The comments drew a swift rebuke from Prime Minister David Cameron and, by day’s end, a public tongue-lashing by the city’s mayor as the Olympic torch arrived in Hyde Park.
“I hear there’s a guy called Mitt Romney who wants to know whether we’re ready,” Mayor Boris Johnson cried out to a crowd of at least 60,000. “He wants to know whether we’re ready. Are we ready? Are we ready? Yes, we are.”
Cameron, responding to the candidate with a note of irritation, said that “of course it’s easier if you hold an Olympic Games in the middle of nowhere,” an apparent reference to Salt Lake City. That city held the 2002 Olympic Winter Games, which Romney organized. The prime minister and the mayor are conservatives, making their scolding all the more embarrassing for the candidate, an otherwise sympathetic ideological ally.

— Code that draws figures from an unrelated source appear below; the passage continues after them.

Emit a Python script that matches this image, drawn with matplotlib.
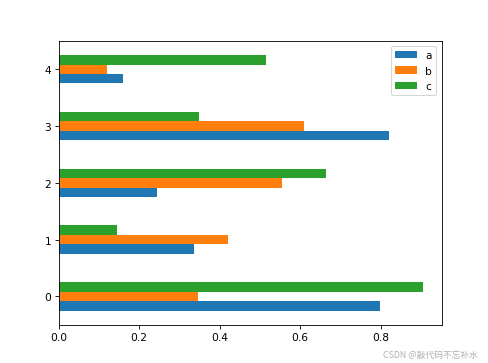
import numpy as np
import pandas as pd
import matplotlib
matplotlib.use('Agg')
import matplotlib.pyplot as plt

# values
a = [0.799, 0.336, 0.245, 0.821, 0.161]
b = [0.346, 0.420, 0.554, 0.609, 0.121]
c = [0.906, 0.144, 0.663, 0.348, 0.516]

df = pd.DataFrame({'a': a, 'b': b, 'c': c})

fig = plt.figure(figsize=(6.4, 4.764), dpi=76.4)
ax = fig.add_subplot(111)
fig.subplots_adjust(left=0.120, right=0.903, top=0.885, bottom=0.105)
df.plot.barh(ax=ax)

fig.text(0.978, 0.012, 'CSDN @敲代码不忘补水', ha='right', va='bottom',
         fontsize=8.3, color='#b0b0b0',
         family=['Noto Sans CJK SC', 'DejaVu Sans'])

fig.savefig('out.png', dpi=76.4)
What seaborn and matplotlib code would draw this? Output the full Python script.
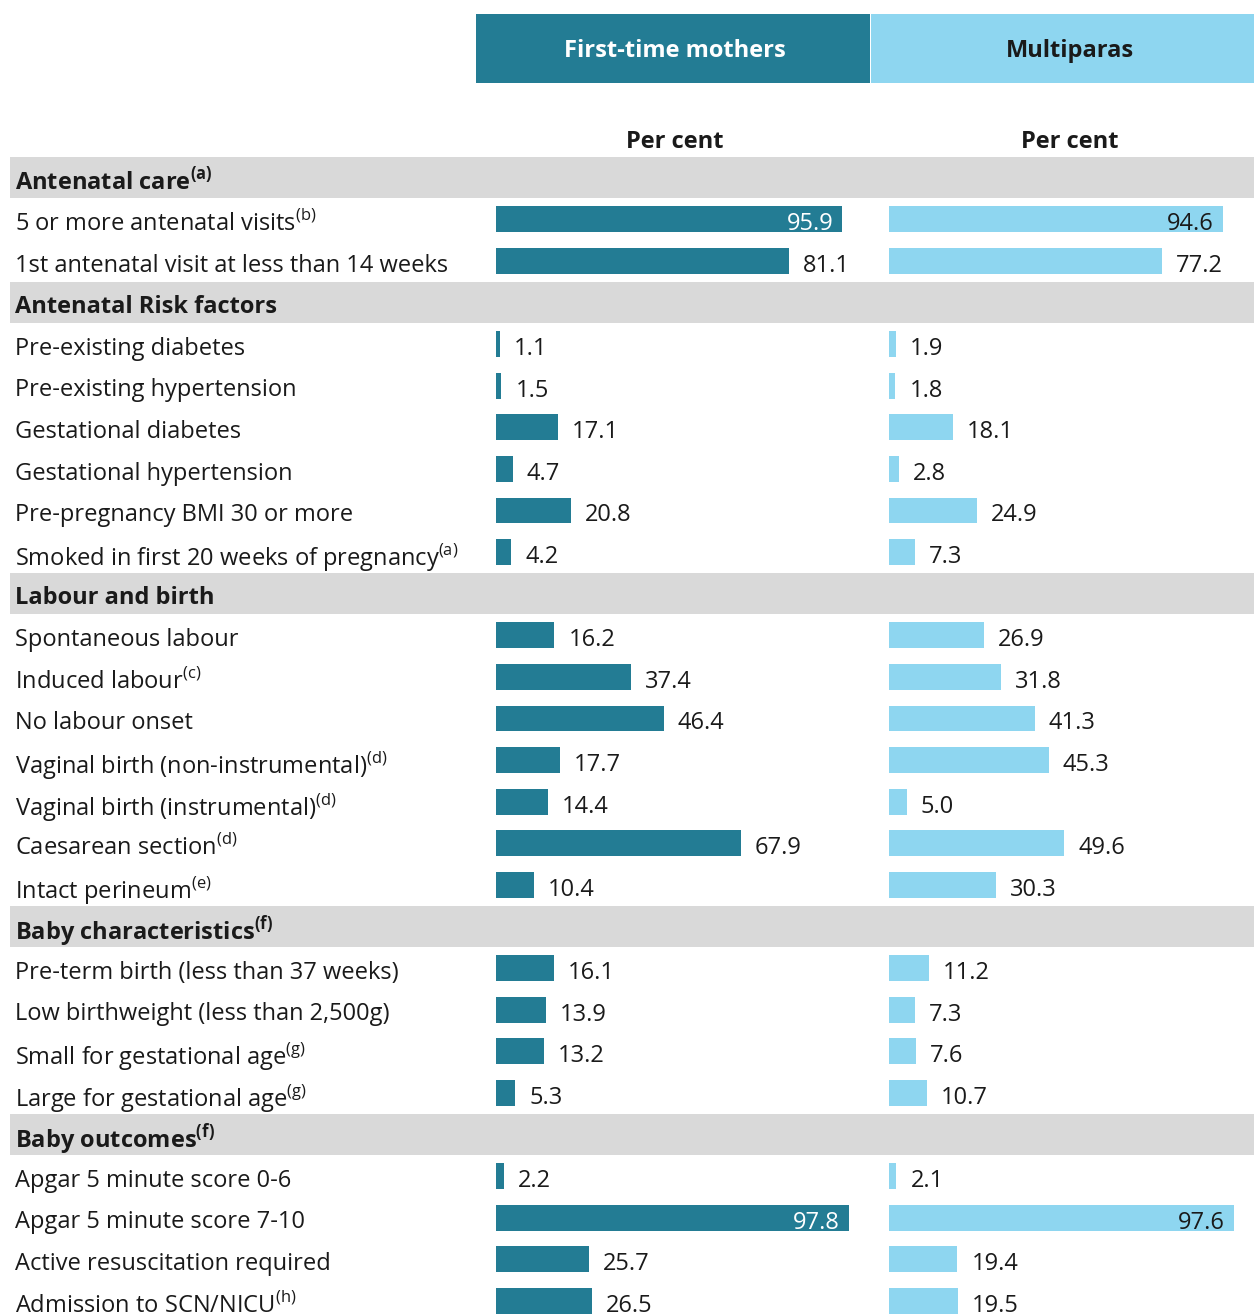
import pandas as pd
import seaborn as sns
import matplotlib.pyplot as plt
from matplotlib.patches import Rectangle

# ---- data ----
row_keys = [
    'Antenatal care', '5 or more antenatal visits', '1st antenatal visit at less than 14 weeks',
    'Antenatal Risk factors', 'Pre-existing diabetes', 'Pre-existing hypertension',
    'Gestational diabetes', 'Gestational hypertension', 'Pre-pregnancy BMI 30 or more',
    'Smoked in first 20 weeks of pregnancy',
    'Labour and birth', 'Spontaneous labour', 'Induced labour', 'No labour onset',
    'Vaginal birth (non-instrumental)', 'Vaginal birth (instrumental)', 'Caesarean section',
    'Intact perineum',
    'Baby characteristics', 'Pre-term birth (less than 37 weeks)',
    'Low birthweight (less than 2,500g)', 'Small for gestational age', 'Large for gestational age',
    'Baby outcomes', 'Apgar 5 minute score 0-6', 'Apgar 5 minute score 7-10',
    'Active resuscitation required', 'Admission to SCN/NICU',
]
footnotes = {
    'Antenatal care': 'a', '5 or more antenatal visits': 'b',
    'Smoked in first 20 weeks of pregnancy': 'a', 'Induced labour': 'c',
    'Vaginal birth (non-instrumental)': 'd', 'Vaginal birth (instrumental)': 'd',
    'Caesarean section': 'd', 'Intact perineum': 'e', 'Baby characteristics': 'f',
    'Small for gestational age': 'g', 'Large for gestational age': 'g',
    'Baby outcomes': 'f', 'Admission to SCN/NICU': 'h',
}
headers = ['Antenatal care', 'Antenatal Risk factors', 'Labour and birth',
           'Baby characteristics', 'Baby outcomes']

first_time = [None, 95.9, 81.1, None, 1.1, 1.5, 17.1, 4.7, 20.8, 4.2,
              None, 16.2, 37.4, 46.4, 17.7, 14.4, 67.9, 10.4,
              None, 16.1, 13.9, 13.2, 5.3, None, 2.2, 97.8, 25.7, 26.5]
multiparas = [None, 94.6, 77.2, None, 1.9, 1.8, 18.1, 2.8, 24.9, 7.3,
              None, 26.9, 31.8, 41.3, 45.3, 5.0, 49.6, 30.3,
              None, 11.2, 7.3, 7.6, 10.7, None, 2.1, 97.6, 19.4, 19.5]

groups = ['First-time mothers', 'Multiparas']
colors = ['#237c94', '#8ed6f0']
text_dark = '#1a1a1a'

df = pd.DataFrame({'row': row_keys, 'first': first_time, 'multi': multiparas})

plt.rcParams['font.family'] = ['Open Sans', 'DejaVu Sans']

W, H = 1254, 1315
fig = plt.figure(figsize=(W / 100, H / 100), dpi=100)

# vertical layout: row centres at 177.7 + 41.6*i px from top
n = len(row_keys)
top_px = 177.7 - 20.8
bot_px = 177.7 + (n - 0.5) * 41.6
ax_bottom = 1 - bot_px / H
ax_height = (bot_px - top_px) / H

# background axes: grey section bands and row labels
bg = fig.add_axes([0, ax_bottom, 1, ax_height])
bg.set_xlim(0, W)
bg.set_ylim(n - 0.5, -0.5)
bg.axis('off')
for i, key in enumerate(row_keys):
    is_head = key in headers
    if is_head:
        bg.axhspan(i - 0.5, i + 0.5, xmin=10 / W, xmax=1, color='#d9d9d9', lw=0)
    label = key
    if key in footnotes:
        label = key + r'$^{\mathregular{(' + footnotes[key] + ')}}$'
    bg.text(15, i + 0.04, label, va='center_baseline', ha='left', fontsize=17,
            fontweight='bold' if is_head else 'normal', color=text_dark)

# bar axes
panels = [('first', 496, 361, colors[0], 'white'),
          ('multi', 889, 353, colors[1], text_dark)]
for col, left_px, width_px, colr, inside_col in panels:
    ax = fig.add_axes([left_px / W, ax_bottom, width_px / W, ax_height])
    data = df.dropna(subset=[col])
    sns.barplot(data=data, x=col, y='row', order=row_keys, orient='h', ax=ax,
                color=colr, saturation=1, width=0.62, linewidth=0)
    ax.set_xlim(0, 100)
    ax.set_ylim(n - 0.5, -0.5)
    ax.patch.set_visible(False)
    ax.axis('off')
    for _, r in data.iterrows():
        i = row_keys.index(r['row'])
        v = r[col]
        if v > 90:
            ax.annotate(f'{v:.1f}', (v, i), xytext=(-9, -2), textcoords='offset pixels',
                        ha='right', va='center_baseline', fontsize=17, color=inside_col)
        else:
            ax.annotate(f'{v:.1f}', (v, i), xytext=(14, -2), textcoords='offset pixels',
                        ha='left', va='center_baseline', fontsize=17, color=text_dark,
                        annotation_clip=False)

# column header boxes
boxes = [(476, 870, 675, colors[0], 'white'), (871, 1254, 1070, colors[1], text_dark)]
for (x0, x1, xc, fc, tc), name in zip(boxes, groups):
    fig.patches.append(Rectangle((x0 / W, 1 - 83 / H), (x1 - x0) / W, 69 / H,
                                 transform=fig.transFigure, color=fc, lw=0))
    fig.text(xc / W, 1 - 48 / H, name, ha='center', va='center_baseline',
             fontsize=17, fontweight='bold', color=tc)
    fig.text(xc / W, 1 - 139 / H, 'Per cent', ha='center', va='center_baseline',
             fontsize=17, fontweight='bold', color=text_dark)

fig.savefig('out.png', dpi=100)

It was a difficult start to Romney’s first foray on the international stage as the presumptive Republican nominee, one that was supposed to present him to U.S. voters as a potential commander in chief. Beyond his Olympics remarks, Romney had a series of uncomfortable moments — some of them seemingly minor, but distractions nonetheless.
At one point, he told reporters about his previously undisclosed meeting with the head of the MI-6, Britain’s secret intelligence agency.
On the first official day of his six-day overseas tour, Romney declined to answer reporters’ questions about his foreign policy positions , saying he will avoid talking about any policy specifics while he is on foreign soil.
He ended the day in a scene that could prove damaging for a candidate sometimes labeled as out of touch. A dinner fundraiser, which raised $2 million, was co-hosted by executives at banks under investigation in London’s rate-fixing scandal.
For any candidate on a foreign trip, the margin for error is small, with every misstep magnified, fairly or not — especially so for Romney, whose visit is drawing inevitable comparisons to Barack Obama’s largely successful foreign tour as a candidate in 2008.
The notoriously harsh British media spewed out brutal headlines about what they almost uniformly deemed a bomb of a debut for Romney. The criticism reverberated across the Atlantic and into the United States, overshadowing a day in which Romney wanted to polish his diplomatic credentials, although his surrogates insisted that they were not worried about overseas coverage.
Olympics organizers have had to cope with a series of security blunders, including a disclosure that the private contractor hired to provide guards for the Games was 3,500 staff members short. The military scrambled to fill in the gap.